The Katskhi monastery is located in the medieval district of Argveti, later part of Imereti. It was built in honor of the Holy Trinity at the behest of the late 10th-century nobleman Rati, of the house of Liparitids (Baguashi), who settled down in Argveti c. 988 after losing his stronghold of Kldekari to the Georgian Bagratids. The construction was completed around 1010–1014 in the reign of King Bagrat III of Georgia as suggested by a tympanum inscription over the south-western entrance. In the following centuries, Katskhi served as a familial abbey and burial ground for the Liparitids. According to the Georgian chronicles, the once-powerful Liparit IV was buried there after his death in exile in the Byzantine Empire.

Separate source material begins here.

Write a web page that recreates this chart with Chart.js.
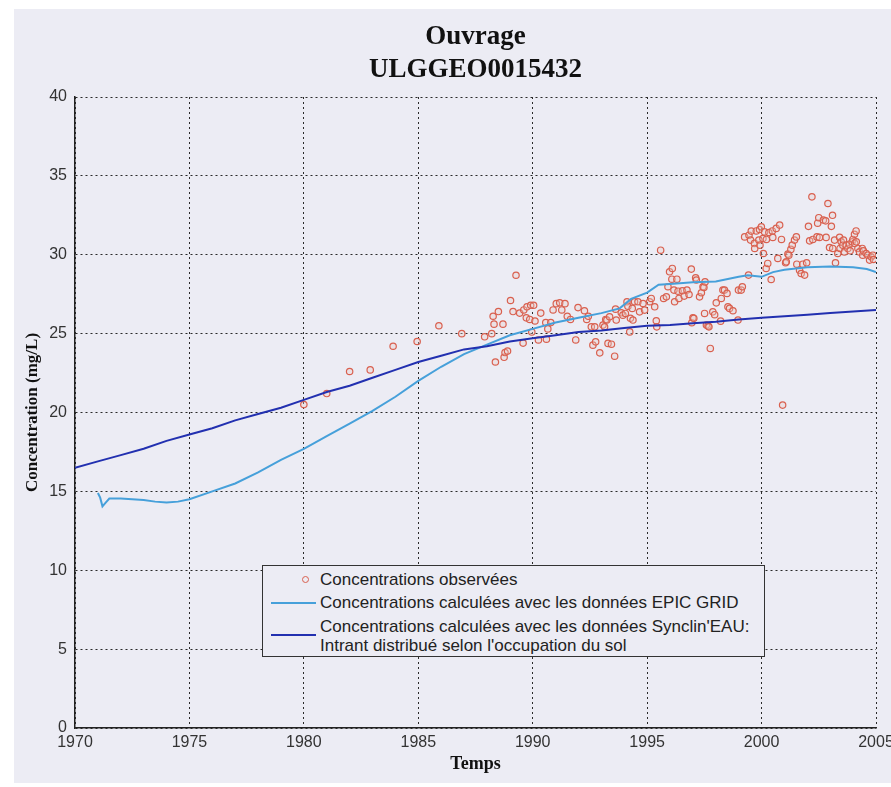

After the downfall of the Liparitid dynasty in the 11th century, the Katskhi monastery fell into oblivion. It reemerged from obscurity early in the 16th century, when Katskhi was granted by Bagrat III of Imereti to Prince Abulaskhar Amirejibi, who renovated the church and restored it to Christian use as the monastery of the Savior. By 1627, Katskhi appears in possession of the princely family of Abashidze, a member of which attained to the crown of Imereti as George V of Imereti from 1702 to 1707 and was buried at the Katskhi monastery after his death in exile in Tbilisi. The monastery was closed down by the Soviet authorities in 1924 and became functional again in 1990.

The Katskhi monastery was also a vibrant center of Christian culture. Surviving medieval icons and manuscripts formerly held at Katskhi are preserved in the museums of Tbilisi.